## START Given material

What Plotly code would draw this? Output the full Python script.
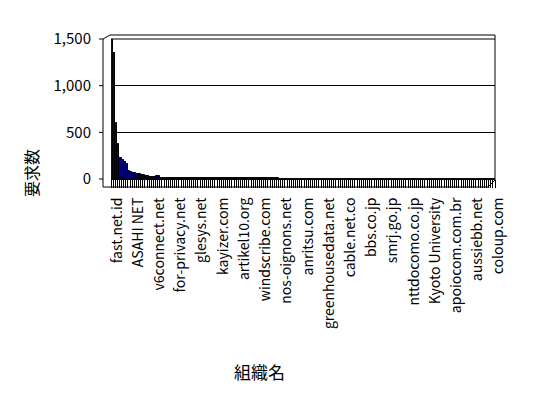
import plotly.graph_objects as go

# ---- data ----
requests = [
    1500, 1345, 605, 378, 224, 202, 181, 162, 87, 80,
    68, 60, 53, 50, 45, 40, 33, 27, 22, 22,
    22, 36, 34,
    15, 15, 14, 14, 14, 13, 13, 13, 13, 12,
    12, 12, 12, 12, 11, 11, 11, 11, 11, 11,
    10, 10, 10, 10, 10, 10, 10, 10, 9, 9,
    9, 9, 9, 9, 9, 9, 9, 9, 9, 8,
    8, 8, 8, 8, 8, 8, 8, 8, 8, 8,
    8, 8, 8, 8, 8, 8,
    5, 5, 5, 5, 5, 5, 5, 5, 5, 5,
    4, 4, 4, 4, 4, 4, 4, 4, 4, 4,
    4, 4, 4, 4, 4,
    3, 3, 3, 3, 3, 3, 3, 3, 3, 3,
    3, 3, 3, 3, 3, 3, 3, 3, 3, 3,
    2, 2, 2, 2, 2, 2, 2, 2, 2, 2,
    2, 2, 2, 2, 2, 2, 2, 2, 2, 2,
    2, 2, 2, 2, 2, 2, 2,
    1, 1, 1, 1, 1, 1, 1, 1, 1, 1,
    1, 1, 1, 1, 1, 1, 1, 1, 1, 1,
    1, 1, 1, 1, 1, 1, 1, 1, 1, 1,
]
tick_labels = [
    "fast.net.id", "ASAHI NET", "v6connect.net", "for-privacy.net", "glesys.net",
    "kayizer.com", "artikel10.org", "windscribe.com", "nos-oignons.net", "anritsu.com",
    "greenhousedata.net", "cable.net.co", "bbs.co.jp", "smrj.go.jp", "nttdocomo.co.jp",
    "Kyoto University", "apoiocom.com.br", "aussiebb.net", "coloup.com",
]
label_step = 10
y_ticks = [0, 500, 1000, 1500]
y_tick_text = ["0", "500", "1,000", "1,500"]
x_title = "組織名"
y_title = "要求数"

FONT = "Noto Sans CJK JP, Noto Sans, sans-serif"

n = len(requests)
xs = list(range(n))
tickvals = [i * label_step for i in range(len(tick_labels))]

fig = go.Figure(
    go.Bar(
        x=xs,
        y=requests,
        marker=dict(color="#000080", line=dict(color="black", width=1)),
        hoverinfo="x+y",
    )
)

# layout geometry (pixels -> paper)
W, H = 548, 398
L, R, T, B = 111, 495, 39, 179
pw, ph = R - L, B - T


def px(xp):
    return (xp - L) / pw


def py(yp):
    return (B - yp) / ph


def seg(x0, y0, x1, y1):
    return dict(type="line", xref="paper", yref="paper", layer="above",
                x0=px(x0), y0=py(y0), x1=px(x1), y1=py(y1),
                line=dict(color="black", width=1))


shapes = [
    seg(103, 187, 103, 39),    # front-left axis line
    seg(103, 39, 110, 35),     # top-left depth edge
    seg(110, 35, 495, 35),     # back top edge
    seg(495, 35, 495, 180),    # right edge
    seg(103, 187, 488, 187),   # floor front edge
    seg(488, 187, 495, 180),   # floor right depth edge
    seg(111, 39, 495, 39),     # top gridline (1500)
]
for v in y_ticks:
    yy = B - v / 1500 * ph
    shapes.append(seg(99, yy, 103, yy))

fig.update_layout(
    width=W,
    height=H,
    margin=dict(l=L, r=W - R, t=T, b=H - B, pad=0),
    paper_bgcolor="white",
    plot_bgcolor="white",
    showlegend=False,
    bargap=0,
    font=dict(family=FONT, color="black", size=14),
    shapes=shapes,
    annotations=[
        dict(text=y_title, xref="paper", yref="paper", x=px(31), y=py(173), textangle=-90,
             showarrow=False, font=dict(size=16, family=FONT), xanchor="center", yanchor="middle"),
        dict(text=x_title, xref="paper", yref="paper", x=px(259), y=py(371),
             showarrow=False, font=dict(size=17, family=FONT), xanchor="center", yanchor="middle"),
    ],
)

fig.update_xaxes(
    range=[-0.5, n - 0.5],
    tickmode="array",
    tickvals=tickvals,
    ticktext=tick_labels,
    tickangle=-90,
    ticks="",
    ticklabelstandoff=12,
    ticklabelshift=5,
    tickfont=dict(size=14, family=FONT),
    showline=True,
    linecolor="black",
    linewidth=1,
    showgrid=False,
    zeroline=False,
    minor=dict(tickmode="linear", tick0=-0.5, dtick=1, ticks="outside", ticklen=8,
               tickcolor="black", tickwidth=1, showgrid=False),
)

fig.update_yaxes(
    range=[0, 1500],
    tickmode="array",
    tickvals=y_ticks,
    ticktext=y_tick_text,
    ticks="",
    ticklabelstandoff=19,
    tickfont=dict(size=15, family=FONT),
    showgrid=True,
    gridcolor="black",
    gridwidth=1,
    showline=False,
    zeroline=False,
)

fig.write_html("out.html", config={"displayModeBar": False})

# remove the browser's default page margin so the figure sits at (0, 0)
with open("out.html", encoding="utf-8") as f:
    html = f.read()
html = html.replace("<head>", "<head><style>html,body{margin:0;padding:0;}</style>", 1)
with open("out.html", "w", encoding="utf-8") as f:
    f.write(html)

## END Given material

Exercise brief:
Your copy of the data above should match it exactly, except that pictures are left out.

Reply to the task:
What Plotly code would draw this? Output the full Python script.
import plotly.graph_objects as go

# ---- data ----
requests = [
    1500, 1345, 605, 378, 224, 202, 181, 162, 87, 80,
    68, 60, 53, 50, 45, 40, 33, 27, 22, 22,
    22, 36, 34,
    15, 15, 14, 14, 14, 13, 13, 13, 13, 12,
    12, 12, 12, 12, 11, 11, 11, 11, 11, 11,
    10, 10, 10, 10, 10, 10, 10, 10, 9, 9,
    9, 9, 9, 9, 9, 9, 9, 9, 9, 8,
    8, 8, 8, 8, 8, 8, 8, 8, 8, 8,
    8, 8, 8, 8, 8, 8,
    5, 5, 5, 5, 5, 5, 5, 5, 5, 5,
    4, 4, 4, 4, 4, 4, 4, 4, 4, 4,
    4, 4, 4, 4, 4,
    3, 3, 3, 3, 3, 3, 3, 3, 3, 3,
    3, 3, 3, 3, 3, 3, 3, 3, 3, 3,
    2, 2, 2, 2, 2, 2, 2, 2, 2, 2,
    2, 2, 2, 2, 2, 2, 2, 2, 2, 2,
    2, 2, 2, 2, 2, 2, 2,
    1, 1, 1, 1, 1, 1, 1, 1, 1, 1,
    1, 1, 1, 1, 1, 1, 1, 1, 1, 1,
    1, 1, 1, 1, 1, 1, 1, 1, 1, 1,
]
tick_labels = [
    "fast.net.id", "ASAHI NET", "v6connect.net", "for-privacy.net", "glesys.net",
    "kayizer.com", "artikel10.org", "windscribe.com", "nos-oignons.net", "anritsu.com",
    "greenhousedata.net", "cable.net.co", "bbs.co.jp", "smrj.go.jp", "nttdocomo.co.jp",
    "Kyoto University", "apoiocom.com.br", "aussiebb.net", "coloup.com",
]
label_step = 10
y_ticks = [0, 500, 1000, 1500]
y_tick_text = ["0", "500", "1,000", "1,500"]
x_title = "組織名"
y_title = "要求数"

FONT = "Noto Sans CJK JP, Noto Sans, sans-serif"

n = len(requests)
xs = list(range(n))
tickvals = [i * label_step for i in range(len(tick_labels))]

fig = go.Figure(
    go.Bar(
        x=xs,
        y=requests,
        marker=dict(color="#000080", line=dict(color="black", width=1)),
        hoverinfo="x+y",
    )
)

# layout geometry (pixels -> paper)
W, H = 548, 398
L, R, T, B = 111, 495, 39, 179
pw, ph = R - L, B - T


def px(xp):
    return (xp - L) / pw


def py(yp):
    return (B - yp) / ph


def seg(x0, y0, x1, y1):
    return dict(type="line", xref="paper", yref="paper", layer="above",
                x0=px(x0), y0=py(y0), x1=px(x1), y1=py(y1),
                line=dict(color="black", width=1))


shapes = [
    seg(103, 187, 103, 39),    # front-left axis line
    seg(103, 39, 110, 35),     # top-left depth edge
    seg(110, 35, 495, 35),     # back top edge
    seg(495, 35, 495, 180),    # right edge
    seg(103, 187, 488, 187),   # floor front edge
    seg(488, 187, 495, 180),   # floor right depth edge
    seg(111, 39, 495, 39),     # top gridline (1500)
]
for v in y_ticks:
    yy = B - v / 1500 * ph
    shapes.append(seg(99, yy, 103, yy))

fig.update_layout(
    width=W,
    height=H,
    margin=dict(l=L, r=W - R, t=T, b=H - B, pad=0),
    paper_bgcolor="white",
    plot_bgcolor="white",
    showlegend=False,
    bargap=0,
    font=dict(family=FONT, color="black", size=14),
    shapes=shapes,
    annotations=[
        dict(text=y_title, xref="paper", yref="paper", x=px(31), y=py(173), textangle=-90,
             showarrow=False, font=dict(size=16, family=FONT), xanchor="center", yanchor="middle"),
        dict(text=x_title, xref="paper", yref="paper", x=px(259), y=py(371),
             showarrow=False, font=dict(size=17, family=FONT), xanchor="center", yanchor="middle"),
    ],
)

fig.update_xaxes(
    range=[-0.5, n - 0.5],
    tickmode="array",
    tickvals=tickvals,
    ticktext=tick_labels,
    tickangle=-90,
    ticks="",
    ticklabelstandoff=12,
    ticklabelshift=5,
    tickfont=dict(size=14, family=FONT),
    showline=True,
    linecolor="black",
    linewidth=1,
    showgrid=False,
    zeroline=False,
    minor=dict(tickmode="linear", tick0=-0.5, dtick=1, ticks="outside", ticklen=8,
               tickcolor="black", tickwidth=1, showgrid=False),
)

fig.update_yaxes(
    range=[0, 1500],
    tickmode="array",
    tickvals=y_ticks,
    ticktext=y_tick_text,
    ticks="",
    ticklabelstandoff=19,
    tickfont=dict(size=15, family=FONT),
    showgrid=True,
    gridcolor="black",
    gridwidth=1,
    showline=False,
    zeroline=False,
)

fig.write_html("out.html", config={"displayModeBar": False})

# remove the browser's default page margin so the figure sits at (0, 0)
with open("out.html", encoding="utf-8") as f:
    html = f.read()
html = html.replace("<head>", "<head><style>html,body{margin:0;padding:0;}</style>", 1)
with open("out.html", "w", encoding="utf-8") as f:
    f.write(html)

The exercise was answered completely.